• [WORK TO DO]
Any pictures should be left out; please print exactly the lines between the line with "Output the web page that produces this picture with D3.js." and the line with "40.3, 45.8, 49.7];", inclusive.

• [SUPPLIED MATERIAL]
---

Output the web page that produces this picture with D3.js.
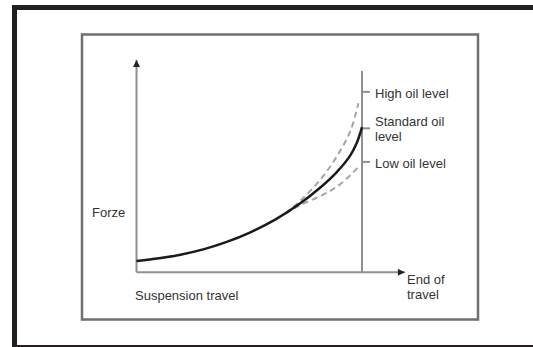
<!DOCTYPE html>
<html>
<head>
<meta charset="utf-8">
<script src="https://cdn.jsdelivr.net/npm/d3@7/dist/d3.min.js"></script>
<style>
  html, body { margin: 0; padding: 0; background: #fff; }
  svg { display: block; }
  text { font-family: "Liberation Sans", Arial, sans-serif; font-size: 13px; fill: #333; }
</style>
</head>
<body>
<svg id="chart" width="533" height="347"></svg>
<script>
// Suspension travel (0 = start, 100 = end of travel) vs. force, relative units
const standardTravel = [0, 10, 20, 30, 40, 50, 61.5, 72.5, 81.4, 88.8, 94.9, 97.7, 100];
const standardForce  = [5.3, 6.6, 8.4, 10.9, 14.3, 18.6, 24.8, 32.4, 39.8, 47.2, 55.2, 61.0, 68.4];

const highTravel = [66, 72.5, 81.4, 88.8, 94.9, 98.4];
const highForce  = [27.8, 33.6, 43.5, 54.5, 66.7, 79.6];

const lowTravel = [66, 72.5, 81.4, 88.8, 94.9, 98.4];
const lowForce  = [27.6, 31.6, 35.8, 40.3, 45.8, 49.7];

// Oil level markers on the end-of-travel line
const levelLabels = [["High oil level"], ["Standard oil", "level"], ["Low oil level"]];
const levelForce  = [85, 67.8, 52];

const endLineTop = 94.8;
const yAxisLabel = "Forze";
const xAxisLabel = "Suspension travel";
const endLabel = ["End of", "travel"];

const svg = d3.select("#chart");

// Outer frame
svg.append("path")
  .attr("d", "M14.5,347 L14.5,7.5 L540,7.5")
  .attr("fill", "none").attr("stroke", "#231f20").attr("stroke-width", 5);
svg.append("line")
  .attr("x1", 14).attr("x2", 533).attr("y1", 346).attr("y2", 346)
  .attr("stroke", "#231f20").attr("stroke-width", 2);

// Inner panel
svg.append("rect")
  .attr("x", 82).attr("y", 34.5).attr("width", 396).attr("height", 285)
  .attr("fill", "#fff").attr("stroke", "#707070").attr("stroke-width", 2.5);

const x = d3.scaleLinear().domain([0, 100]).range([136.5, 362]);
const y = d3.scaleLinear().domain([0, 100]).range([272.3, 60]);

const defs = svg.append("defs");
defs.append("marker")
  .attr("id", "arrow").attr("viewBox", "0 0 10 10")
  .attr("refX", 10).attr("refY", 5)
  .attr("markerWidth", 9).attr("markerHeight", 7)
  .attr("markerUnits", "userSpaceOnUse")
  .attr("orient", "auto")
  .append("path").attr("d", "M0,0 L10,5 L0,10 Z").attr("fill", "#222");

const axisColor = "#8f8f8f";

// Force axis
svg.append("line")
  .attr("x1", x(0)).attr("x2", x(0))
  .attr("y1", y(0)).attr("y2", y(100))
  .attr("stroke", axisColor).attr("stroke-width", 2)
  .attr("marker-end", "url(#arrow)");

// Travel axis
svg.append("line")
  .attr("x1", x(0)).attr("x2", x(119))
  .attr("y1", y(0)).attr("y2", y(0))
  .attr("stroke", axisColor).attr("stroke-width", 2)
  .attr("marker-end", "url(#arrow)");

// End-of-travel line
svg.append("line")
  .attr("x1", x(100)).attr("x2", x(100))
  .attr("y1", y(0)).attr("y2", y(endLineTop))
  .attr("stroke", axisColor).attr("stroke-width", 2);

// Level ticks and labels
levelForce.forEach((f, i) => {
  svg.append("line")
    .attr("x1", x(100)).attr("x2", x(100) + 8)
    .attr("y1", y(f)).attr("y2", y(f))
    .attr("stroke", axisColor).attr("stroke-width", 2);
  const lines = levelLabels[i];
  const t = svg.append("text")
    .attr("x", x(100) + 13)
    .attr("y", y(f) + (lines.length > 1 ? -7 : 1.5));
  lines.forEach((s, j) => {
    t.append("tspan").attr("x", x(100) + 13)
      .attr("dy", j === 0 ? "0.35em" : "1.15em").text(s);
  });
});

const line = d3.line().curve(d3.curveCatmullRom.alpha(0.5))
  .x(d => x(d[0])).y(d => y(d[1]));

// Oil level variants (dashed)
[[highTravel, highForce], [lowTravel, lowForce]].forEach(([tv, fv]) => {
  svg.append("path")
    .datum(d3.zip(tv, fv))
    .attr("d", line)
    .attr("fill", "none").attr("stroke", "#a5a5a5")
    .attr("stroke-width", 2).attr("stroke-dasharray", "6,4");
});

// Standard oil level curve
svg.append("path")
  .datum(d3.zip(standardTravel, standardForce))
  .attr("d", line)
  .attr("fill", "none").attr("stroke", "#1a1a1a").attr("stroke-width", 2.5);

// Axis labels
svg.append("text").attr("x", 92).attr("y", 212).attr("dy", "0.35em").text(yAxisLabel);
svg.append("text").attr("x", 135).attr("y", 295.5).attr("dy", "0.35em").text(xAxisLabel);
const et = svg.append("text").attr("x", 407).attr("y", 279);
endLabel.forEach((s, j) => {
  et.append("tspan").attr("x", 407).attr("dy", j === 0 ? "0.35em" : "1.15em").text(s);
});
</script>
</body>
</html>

---

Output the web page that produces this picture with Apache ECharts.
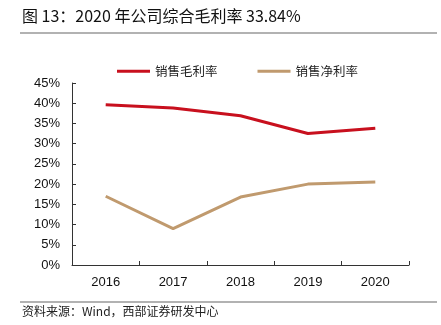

---

• [OUTPUT OF THE TASK]
Output the web page that produces this picture with D3.js.
<!DOCTYPE html>
<html>
<head>
<meta charset="utf-8">
<script src="https://cdn.jsdelivr.net/npm/d3@7/dist/d3.min.js"></script>
<style>
  html, body { margin: 0; padding: 0; background: #fff; }
  svg { display: block; }
  text { font-family: "Liberation Sans", Arial, sans-serif; font-size: 13px; fill: #333; }
</style>
</head>
<body>
<svg id="chart" width="533" height="347"></svg>
<script>
// Suspension travel (0 = start, 100 = end of travel) vs. force, relative units
const standardTravel = [0, 10, 20, 30, 40, 50, 61.5, 72.5, 81.4, 88.8, 94.9, 97.7, 100];
const standardForce  = [5.3, 6.6, 8.4, 10.9, 14.3, 18.6, 24.8, 32.4, 39.8, 47.2, 55.2, 61.0, 68.4];

const highTravel = [66, 72.5, 81.4, 88.8, 94.9, 98.4];
const highForce  = [27.8, 33.6, 43.5, 54.5, 66.7, 79.6];

const lowTravel = [66, 72.5, 81.4, 88.8, 94.9, 98.4];
const lowForce  = [27.6, 31.6, 35.8, 40.3, 45.8, 49.7];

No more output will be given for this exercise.